Le symbole est très fort : à Dublin, samedi, la grande manifestation contre le plan d’austérité s'est terminée devant la GPO, la Poste centrale, là où fût proclamée la République d’Irlande en 1916. Signe que la situation est grave.
"Vous ne pouvez pas vous permettre de ne pas protester", tel était le slogan choisi par les syndicats pour pousser les Irlandais dans la rues.
Environ 50.000 personnes, selon la police, ont défilé durant l'après-midi dans les rues de la capitale irlandaise. Il s’agissait non seulement de protester contre la politique d’austérité, qui prévoit des coupes franches dans les dépenses publiques pour atteindre 15 milliards d’économies en quatre ans. Mais aussi de contester la décision de solliciter l'aide de l'Union européenne et du FMI prise par le gouvernement irlandais. "Le FMI et l'Union européenne veulent nous faire revenir 50 ans en arrière, et renoncer à tout ce que nous avons obtenu en nous battant", s'insurge un manifestant au micro d'Europe 1. "Aujourd'hui, ce n'est que le début".
La manifestation s'est déroulée dans une atmosphère exubérante mais sans violence. Malgré la neige tombée durant la nuit, beaucoup de participants avaient gagné la capitale en car.
Une crise économique et politique
Depuis quelques jours, c’est bien le Premier ministre Brian Cowen qui est dans l’œil du viseur. Dans un éditorial intitulé "Tombé dans l'oreille d'un sourd", le journal Irish Examiner regrette qu’il n'ait pas annoncé lundi soir sa démission immédiate. Préférant laisser augurer d’une dissolution du Parlement en janvier de l’année prochaine, après le vote du budget.

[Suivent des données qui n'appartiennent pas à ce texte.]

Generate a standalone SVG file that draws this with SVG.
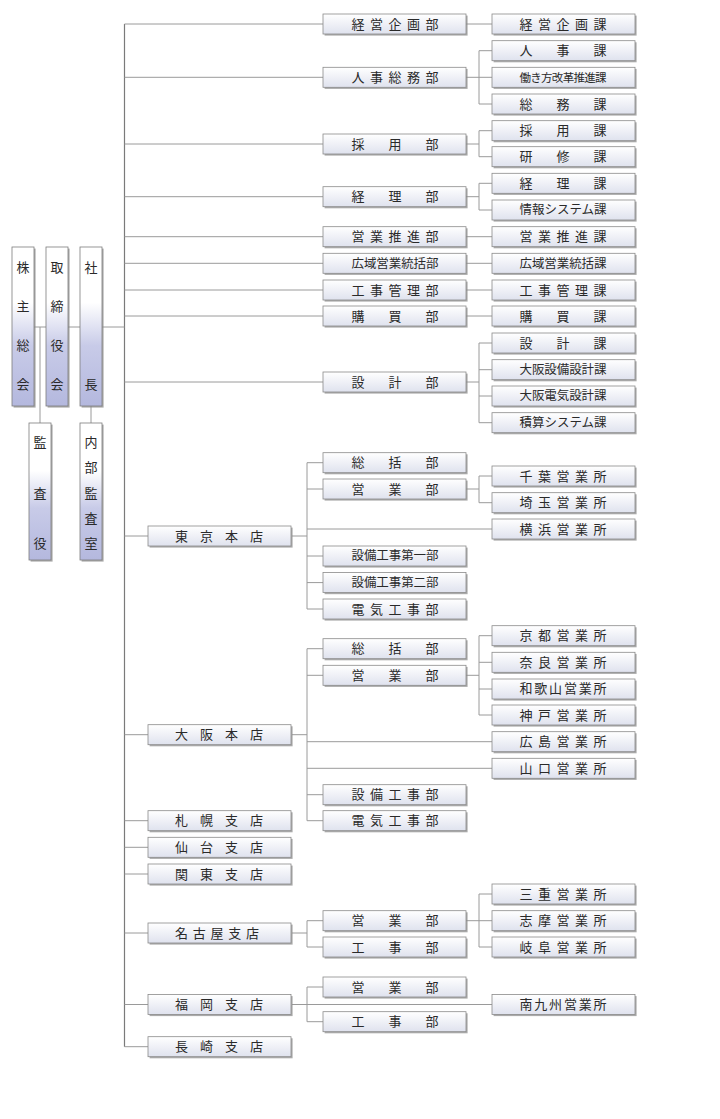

Diminution des allocations chômage et familiales, baisse du salaire minimum et des rémunérations des fonctionnaires, suppression de 25.000 emplois publics : voilà les principales mesures qui alimentent la colère des Irlandais.
De "nouveaux pauvres"
"Il faut que la population montre qu'il existe une alternative, qu'elle montre ce qu'elle ressent face à un plan qui va provoquer une hausse du chômage", déjà proche de 14%, justifie Macdara Doyle, porte-parole de l'ICTU, première confédération syndicale irlandaise qui organise la manifestation. "Les travailleurs ordinaires sont contraints de payer pour des banquiers, des promoteurs et des politiciens corrompus", ajoute Eamon Doyle, numéro un du TEEU, premier syndicat dans l'ingéniérie.
Des ONG irlandaises n’hésitent plus à le dire : le plan de rigueur annoncé dans la semaine va créer de "nouveaux pauvres", des actifs qui "se situent juste au-dessus du seuil pour recevoir des aides sociales qui n'ont droit à rien, et qui paient pour tout". "On va voir une hausse gigantesque de la pauvreté en Irlande", prédit le père Sean Healy, président d’une organisation de défense des plus démunis.